_WORK TO COMPLETE_: Each line below should be retyped exactly, with no pictures.
— start of PROVIDED MATERIAL —
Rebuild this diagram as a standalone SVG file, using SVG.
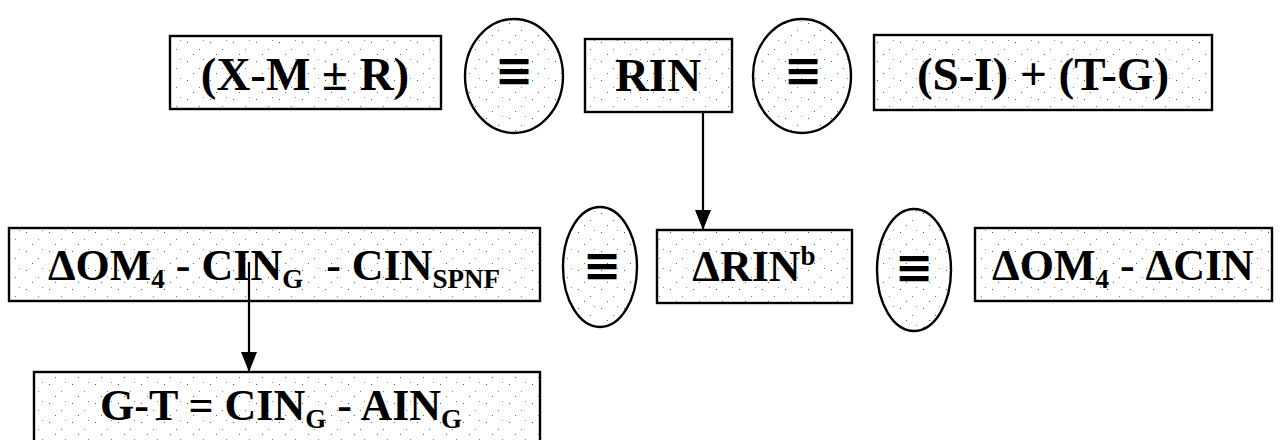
<svg xmlns="http://www.w3.org/2000/svg" width="1282" height="440" viewBox="0 0 1282 440">
  <defs>
    <pattern id="speck" width="23" height="19" patternUnits="userSpaceOnUse">
      <rect width="23" height="19" fill="#ffffff"/>
      <rect x="3" y="4" width="1" height="1" fill="#555"/>
      <rect x="15" y="11" width="1" height="1" fill="#777"/>
      <rect x="9" y="16" width="1" height="1" fill="#666"/>
      <rect x="19" y="2" width="1" height="1" fill="#888"/>
    </pattern>
    <marker id="arrow" markerWidth="20" markerHeight="16" refX="20" refY="8" orient="auto" markerUnits="userSpaceOnUse" viewBox="0 0 20 16">
      <path d="M0,0 L20,8 L0,16 Z" fill="#000"/>
    </marker>
  </defs>
  <style>
    .box { fill: url(#speck); stroke: #000; stroke-width: 2.4; }
    .ell { fill: url(#speck); stroke: #000; stroke-width: 2.4; }
    .t { font-family: "Liberation Serif", "Times New Roman", serif; font-weight: bold; fill: #000; }
    .big { font-size: 47px; }
    .mid { font-size: 44px; }
    .sub { font-size: 27px; }
    .eq { font-family: "DejaVu Sans", sans-serif; font-weight: bold; font-size: 46px; fill: #000; text-anchor: middle; }
    .conn { stroke: #000; stroke-width: 2.2; fill: none; }
  </style>
  <rect width="1282" height="440" fill="#ffffff"/>

  <g id="node-xmr">
    <rect class="box" x="170" y="36" width="271" height="73"/>
    <text class="t big" x="305" y="90" text-anchor="middle">(X-M ± R)</text>
  </g>
  <g id="node-eq1">
    <ellipse class="ell" cx="514" cy="76" rx="49" ry="57"/>
    <text class="eq" x="514" y="86">≡</text>
  </g>
  <g id="node-rin">
    <rect class="box" x="585" y="39" width="147" height="73"/>
    <text class="t big" x="658" y="91" text-anchor="middle">RIN</text>
  </g>
  <g id="node-eq2">
    <ellipse class="ell" cx="802" cy="76" rx="49" ry="57"/>
    <text class="eq" x="803" y="86">≡</text>
  </g>
  <g id="node-sitg">
    <rect class="box" x="874" y="35" width="338" height="75"/>
    <text class="t big" x="1043" y="90" text-anchor="middle">(S-I) + (T-G)</text>
  </g>

  <g id="node-om4cin">
    <rect class="box" x="9" y="228" width="531" height="73"/>
    <text class="t mid" x="48" y="280">ΔOM<tspan class="sub" dy="8">4</tspan><tspan dy="-8"> - CIN</tspan><tspan class="sub" dy="8">G</tspan><tspan dx="12" dy="-8"> - CIN</tspan><tspan class="sub" dy="8">SPNF</tspan></text>
  </g>
  <g id="node-eq3">
    <ellipse class="ell" cx="600" cy="267" rx="37" ry="60"/>
    <text class="eq" x="602" y="281">≡</text>
  </g>
  <g id="node-drin">
    <rect class="box" x="657" y="230" width="195" height="73"/>
    <text class="t mid" x="754" y="281" text-anchor="middle">ΔRIN<tspan class="sub" dy="-16">b</tspan></text>
  </g>
  <g id="node-eq4">
    <ellipse class="ell" cx="914" cy="270" rx="37" ry="61"/>
    <text class="eq" x="914" y="283">≡</text>
  </g>
  <g id="node-dom4dcin">
    <rect class="box" x="975" y="228" width="297" height="73"/>
    <text class="t mid" x="1123" y="280" text-anchor="middle">ΔOM<tspan class="sub" dy="8">4</tspan><tspan dy="-8"> - ΔCIN</tspan></text>
  </g>

  <g id="node-gt">
    <rect class="box" x="34" y="372" width="506" height="80"/>
    <text class="t mid" x="100" y="420">G-T = CIN<tspan class="sub" dy="8">G</tspan><tspan dy="-8"> - AIN</tspan><tspan class="sub" dy="8">G</tspan></text>
  </g>

  <g id="connectors">
    <line class="conn" x1="703" y1="112" x2="703" y2="230" marker-end="url(#arrow)"/>
    <line class="conn" x1="249" y1="262" x2="249" y2="372" marker-end="url(#arrow)"/>
  </g>
</svg>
— end of PROVIDED MATERIAL —
_EXERCISE OUTPUT_:
Rebuild this diagram as a standalone SVG file, using SVG.
<svg xmlns="http://www.w3.org/2000/svg" width="1282" height="440" viewBox="0 0 1282 440">
  <defs>
    <pattern id="speck" width="23" height="19" patternUnits="userSpaceOnUse">
      <rect width="23" height="19" fill="#ffffff"/>
      <rect x="3" y="4" width="1" height="1" fill="#555"/>
      <rect x="15" y="11" width="1" height="1" fill="#777"/>
      <rect x="9" y="16" width="1" height="1" fill="#666"/>
      <rect x="19" y="2" width="1" height="1" fill="#888"/>
    </pattern>
    <marker id="arrow" markerWidth="20" markerHeight="16" refX="20" refY="8" orient="auto" markerUnits="userSpaceOnUse" viewBox="0 0 20 16">
      <path d="M0,0 L20,8 L0,16 Z" fill="#000"/>
    </marker>
  </defs>
  <style>
    .box { fill: url(#speck); stroke: #000; stroke-width: 2.4; }
    .ell { fill: url(#speck); stroke: #000; stroke-width: 2.4; }
    .t { font-family: "Liberation Serif", "Times New Roman", serif; font-weight: bold; fill: #000; }
    .big { font-size: 47px; }
    .mid { font-size: 44px; }
    .sub { font-size: 27px; }
    .eq { font-family: "DejaVu Sans", sans-serif; font-weight: bold; font-size: 46px; fill: #000; text-anchor: middle; }
    .conn { stroke: #000; stroke-width: 2.2; fill: none; }
  </style>
  <rect width="1282" height="440" fill="#ffffff"/>

  <g id="node-xmr">
    <rect class="box" x="170" y="36" width="271" height="73"/>
    <text class="t big" x="305" y="90" text-anchor="middle">(X-M ± R)</text>
  </g>
  <g id="node-eq1">
    <ellipse class="ell" cx="514" cy="76" rx="49" ry="57"/>
    <text class="eq" x="514" y="86">≡</text>
  </g>
  <g id="node-rin">
    <rect class="box" x="585" y="39" width="147" height="73"/>
    <text class="t big" x="658" y="91" text-anchor="middle">RIN</text>
  </g>
  <g id="node-eq2">
    <ellipse class="ell" cx="802" cy="76" rx="49" ry="57"/>
    <text class="eq" x="803" y="86">≡</text>
  </g>
  <g id="node-sitg">
    <rect class="box" x="874" y="35" width="338" height="75"/>
    <text class="t big" x="1043" y="90" text-anchor="middle">(S-I) + (T-G)</text>
  </g>

  <g id="node-om4cin">
    <rect class="box" x="9" y="228" width="531" height="73"/>
    <text class="t mid" x="48" y="280">ΔOM<tspan class="sub" dy="8">4</tspan><tspan dy="-8"> - CIN</tspan><tspan class="sub" dy="8">G</tspan><tspan dx="12" dy="-8"> - CIN</tspan><tspan class="sub" dy="8">SPNF</tspan></text>
  </g>
  <g id="node-eq3">
    <ellipse class="ell" cx="600" cy="267" rx="37" ry="60"/>
    <text class="eq" x="602" y="281">≡</text>
  </g>
  <g id="node-drin">
    <rect class="box" x="657" y="230" width="195" height="73"/>
    <text class="t mid" x="754" y="281" text-anchor="middle">ΔRIN<tspan class="sub" dy="-16">b</tspan></text>
  </g>
  <g id="node-eq4">
    <ellipse class="ell" cx="914" cy="270" rx="37" ry="61"/>
    <text class="eq" x="914" y="283">≡</text>
  </g>
  <g id="node-dom4dcin">
    <rect class="box" x="975" y="228" width="297" height="73"/>
    <text class="t mid" x="1123" y="280" text-anchor="middle">ΔOM<tspan class="sub" dy="8">4</tspan><tspan dy="-8"> - ΔCIN</tspan></text>
  </g>

  <g id="node-gt">
    <rect class="box" x="34" y="372" width="506" height="80"/>
    <text class="t mid" x="100" y="420">G-T = CIN<tspan class="sub" dy="8">G</tspan><tspan dy="-8"> - AIN</tspan><tspan class="sub" dy="8">G</tspan></text>
  </g>

  <g id="connectors">
    <line class="conn" x1="703" y1="112" x2="703" y2="230" marker-end="url(#arrow)"/>
    <line class="conn" x1="249" y1="262" x2="249" y2="372" marker-end="url(#arrow)"/>
  </g>
</svg>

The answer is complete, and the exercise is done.